Addison Goolsbee did some outside schooling this week.
“Just in time for the end of high school classes, my son entered the ranks of the urban foragers by finding this morel in the Chicago city limits,” his father Austan Goolsbee tweeted.
Addison, 17, who does Lab School, found morels and pheasant backs [dryad’s saddle].
“Wasn’t a bad haul for an hour of work,” his father tweeted.
Meanwhile, to the western suburbs, where teacher Matthew Schultz foraged.
“I present to you a small bounty of DuPage County black and grey morels,” he emailed. “Somewhere near the DuPage River is as close as I’ll give ya.”
Keeping morel spots secret is born of necessity.
As befits a teacher, Schultz elaborated on morels.
“I love finding these tasty black and grey ones early in the season here,” he emailed. “They make you bend down close to the earth to find them. Such a great feeling. Next, with the heat, come their bigger cousins, the giant yellows—the size of beer cans that you spot 25 yards away jumping through the forest floor. Still fun, just different.”
Bring on the big yellows, I need all the help I can get.
“The black and greys are quiet and intimate,” Schultz described. “They make you slow down and listen for their whisper.
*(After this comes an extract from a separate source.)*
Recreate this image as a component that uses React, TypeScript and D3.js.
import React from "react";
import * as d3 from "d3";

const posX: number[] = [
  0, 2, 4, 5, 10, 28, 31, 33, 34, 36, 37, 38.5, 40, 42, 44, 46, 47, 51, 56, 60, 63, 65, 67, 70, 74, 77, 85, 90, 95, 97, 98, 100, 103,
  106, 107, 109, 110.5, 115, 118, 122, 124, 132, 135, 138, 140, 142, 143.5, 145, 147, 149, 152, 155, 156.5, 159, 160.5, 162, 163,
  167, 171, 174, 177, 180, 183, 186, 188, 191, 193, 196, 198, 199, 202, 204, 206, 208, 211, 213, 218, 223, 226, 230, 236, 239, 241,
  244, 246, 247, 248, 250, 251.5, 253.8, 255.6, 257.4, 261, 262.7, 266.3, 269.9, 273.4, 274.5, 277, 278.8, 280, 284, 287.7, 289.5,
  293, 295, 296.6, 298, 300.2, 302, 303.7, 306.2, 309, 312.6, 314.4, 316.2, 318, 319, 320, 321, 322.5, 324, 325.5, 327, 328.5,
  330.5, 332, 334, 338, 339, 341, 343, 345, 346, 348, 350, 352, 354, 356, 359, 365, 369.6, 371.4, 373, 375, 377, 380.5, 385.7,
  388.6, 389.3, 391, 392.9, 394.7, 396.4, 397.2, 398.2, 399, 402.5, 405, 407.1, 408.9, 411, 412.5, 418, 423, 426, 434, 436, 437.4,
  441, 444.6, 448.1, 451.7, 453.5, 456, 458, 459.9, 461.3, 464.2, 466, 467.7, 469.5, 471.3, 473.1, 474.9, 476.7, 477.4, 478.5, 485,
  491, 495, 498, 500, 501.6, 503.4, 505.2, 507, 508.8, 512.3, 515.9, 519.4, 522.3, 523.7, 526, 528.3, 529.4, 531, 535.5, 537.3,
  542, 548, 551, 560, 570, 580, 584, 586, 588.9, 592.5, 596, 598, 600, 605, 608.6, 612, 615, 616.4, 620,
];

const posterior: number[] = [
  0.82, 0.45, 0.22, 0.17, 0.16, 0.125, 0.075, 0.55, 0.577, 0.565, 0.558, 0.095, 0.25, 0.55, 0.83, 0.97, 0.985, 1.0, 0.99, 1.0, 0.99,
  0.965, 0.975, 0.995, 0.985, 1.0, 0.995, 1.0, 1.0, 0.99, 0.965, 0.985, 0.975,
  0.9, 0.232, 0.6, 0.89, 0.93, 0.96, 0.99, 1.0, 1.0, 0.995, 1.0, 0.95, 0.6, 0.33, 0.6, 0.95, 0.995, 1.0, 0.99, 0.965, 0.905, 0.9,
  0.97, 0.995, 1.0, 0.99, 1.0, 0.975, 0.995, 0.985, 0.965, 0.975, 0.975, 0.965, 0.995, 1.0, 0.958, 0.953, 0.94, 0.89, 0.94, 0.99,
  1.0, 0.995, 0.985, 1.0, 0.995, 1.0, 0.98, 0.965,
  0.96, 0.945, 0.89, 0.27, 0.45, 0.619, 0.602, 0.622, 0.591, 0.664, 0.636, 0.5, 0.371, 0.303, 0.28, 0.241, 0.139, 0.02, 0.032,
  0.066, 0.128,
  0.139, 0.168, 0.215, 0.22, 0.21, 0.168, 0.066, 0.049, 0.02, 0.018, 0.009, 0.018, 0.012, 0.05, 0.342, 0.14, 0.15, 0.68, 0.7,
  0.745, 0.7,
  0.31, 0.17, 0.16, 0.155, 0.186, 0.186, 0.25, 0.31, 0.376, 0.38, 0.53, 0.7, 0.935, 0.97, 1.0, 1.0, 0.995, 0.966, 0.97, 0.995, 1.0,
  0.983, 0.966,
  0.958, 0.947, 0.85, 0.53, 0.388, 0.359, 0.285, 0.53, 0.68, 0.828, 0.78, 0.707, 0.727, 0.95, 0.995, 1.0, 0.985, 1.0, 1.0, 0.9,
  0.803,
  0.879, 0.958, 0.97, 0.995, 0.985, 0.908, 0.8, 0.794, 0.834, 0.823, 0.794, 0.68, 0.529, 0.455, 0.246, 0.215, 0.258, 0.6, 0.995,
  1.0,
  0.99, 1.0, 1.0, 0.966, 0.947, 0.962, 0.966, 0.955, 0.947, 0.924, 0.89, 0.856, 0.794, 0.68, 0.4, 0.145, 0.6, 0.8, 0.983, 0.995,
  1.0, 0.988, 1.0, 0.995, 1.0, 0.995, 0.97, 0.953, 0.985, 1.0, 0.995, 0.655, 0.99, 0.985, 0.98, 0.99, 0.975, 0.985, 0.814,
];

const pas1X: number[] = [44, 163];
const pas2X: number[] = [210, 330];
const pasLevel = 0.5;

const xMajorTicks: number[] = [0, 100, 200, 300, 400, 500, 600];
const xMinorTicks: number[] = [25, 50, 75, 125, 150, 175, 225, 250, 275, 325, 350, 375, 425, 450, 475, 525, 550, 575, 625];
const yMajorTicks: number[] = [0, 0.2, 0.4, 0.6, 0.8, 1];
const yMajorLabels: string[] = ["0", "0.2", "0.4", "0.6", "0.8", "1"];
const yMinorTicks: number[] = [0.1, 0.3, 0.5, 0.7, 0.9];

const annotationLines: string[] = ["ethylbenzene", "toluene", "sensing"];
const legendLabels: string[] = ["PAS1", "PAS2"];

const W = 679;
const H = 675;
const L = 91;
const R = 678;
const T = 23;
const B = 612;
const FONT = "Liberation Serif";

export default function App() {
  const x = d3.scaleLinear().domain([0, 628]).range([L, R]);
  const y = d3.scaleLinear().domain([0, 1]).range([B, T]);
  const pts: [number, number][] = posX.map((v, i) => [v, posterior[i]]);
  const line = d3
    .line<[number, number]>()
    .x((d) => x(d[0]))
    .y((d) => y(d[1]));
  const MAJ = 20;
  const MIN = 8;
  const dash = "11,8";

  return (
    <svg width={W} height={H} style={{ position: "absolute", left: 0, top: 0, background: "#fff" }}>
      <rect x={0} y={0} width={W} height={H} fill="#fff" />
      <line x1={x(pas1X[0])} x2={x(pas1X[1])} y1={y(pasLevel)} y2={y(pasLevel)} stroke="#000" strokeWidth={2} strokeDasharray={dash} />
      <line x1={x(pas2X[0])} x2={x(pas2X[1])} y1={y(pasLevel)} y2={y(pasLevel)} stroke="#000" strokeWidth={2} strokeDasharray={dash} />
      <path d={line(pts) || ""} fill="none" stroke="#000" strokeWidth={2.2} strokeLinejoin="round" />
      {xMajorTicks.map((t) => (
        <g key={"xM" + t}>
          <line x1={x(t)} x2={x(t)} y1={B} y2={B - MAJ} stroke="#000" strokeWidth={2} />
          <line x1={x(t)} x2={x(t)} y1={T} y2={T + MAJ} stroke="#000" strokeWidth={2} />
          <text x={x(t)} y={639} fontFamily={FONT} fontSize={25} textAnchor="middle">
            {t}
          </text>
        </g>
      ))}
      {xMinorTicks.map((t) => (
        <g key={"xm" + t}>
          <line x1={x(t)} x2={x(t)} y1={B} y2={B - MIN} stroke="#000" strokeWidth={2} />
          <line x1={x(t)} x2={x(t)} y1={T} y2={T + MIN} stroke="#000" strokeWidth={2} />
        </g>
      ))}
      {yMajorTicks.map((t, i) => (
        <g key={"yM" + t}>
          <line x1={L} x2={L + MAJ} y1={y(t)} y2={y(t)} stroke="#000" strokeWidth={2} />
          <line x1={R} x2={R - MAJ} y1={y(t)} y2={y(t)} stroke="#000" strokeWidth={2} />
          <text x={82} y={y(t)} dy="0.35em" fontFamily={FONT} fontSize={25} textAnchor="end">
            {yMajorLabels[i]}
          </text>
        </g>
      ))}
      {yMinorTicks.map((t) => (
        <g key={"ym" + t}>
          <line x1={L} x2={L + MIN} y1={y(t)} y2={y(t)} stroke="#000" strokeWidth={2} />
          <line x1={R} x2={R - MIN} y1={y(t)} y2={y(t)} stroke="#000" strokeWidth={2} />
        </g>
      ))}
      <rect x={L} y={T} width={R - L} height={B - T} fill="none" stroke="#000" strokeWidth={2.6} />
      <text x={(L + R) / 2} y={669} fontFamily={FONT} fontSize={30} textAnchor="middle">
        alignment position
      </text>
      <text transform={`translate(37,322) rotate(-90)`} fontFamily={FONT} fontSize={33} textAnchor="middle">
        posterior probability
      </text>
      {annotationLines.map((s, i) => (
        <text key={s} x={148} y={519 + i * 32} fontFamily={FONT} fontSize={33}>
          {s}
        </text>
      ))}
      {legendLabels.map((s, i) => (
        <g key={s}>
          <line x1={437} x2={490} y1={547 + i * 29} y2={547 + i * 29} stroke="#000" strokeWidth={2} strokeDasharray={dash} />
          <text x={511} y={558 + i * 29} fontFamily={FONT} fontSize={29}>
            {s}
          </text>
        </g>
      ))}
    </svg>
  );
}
The yellows are a loud, raucous romp through the woods.”
I’m all for “a loud, raucous romp through the woods.”
He further endeared himself with an artful food preparation and photo.
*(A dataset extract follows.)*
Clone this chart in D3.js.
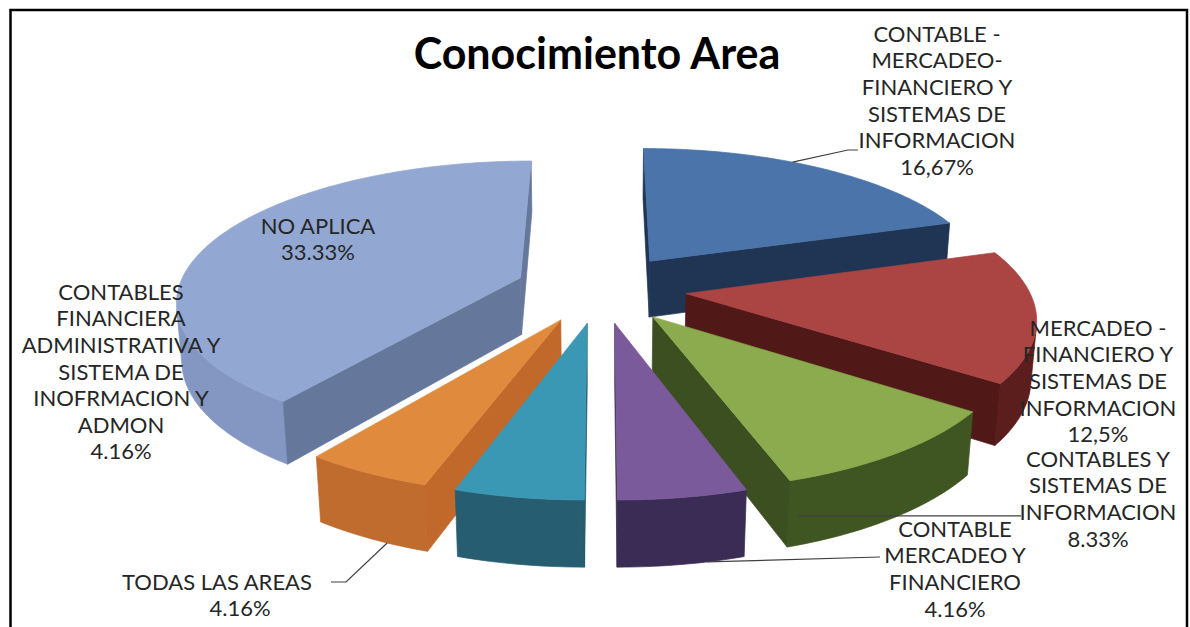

“For good measure, I grabbed some pheasant backs,”” he emailed. “[Those] I will slice thinly and pickle like green watermelon rinds, which they smell so similar to. The ramps are from a farmer’s market. I wouldn’t pull the bulbs if I were wild harvesting them.
“All of it for a special weekday spring dinner: grilled trout with walnut/ramp pesto and morel/butter/shallot sauce.”
Good Lord.
For good measure, he finished, “Luckily, I teach at Wheaton Warrenville South High School and I get to show my students pictures and stories like these to spread the love of the outdoors!”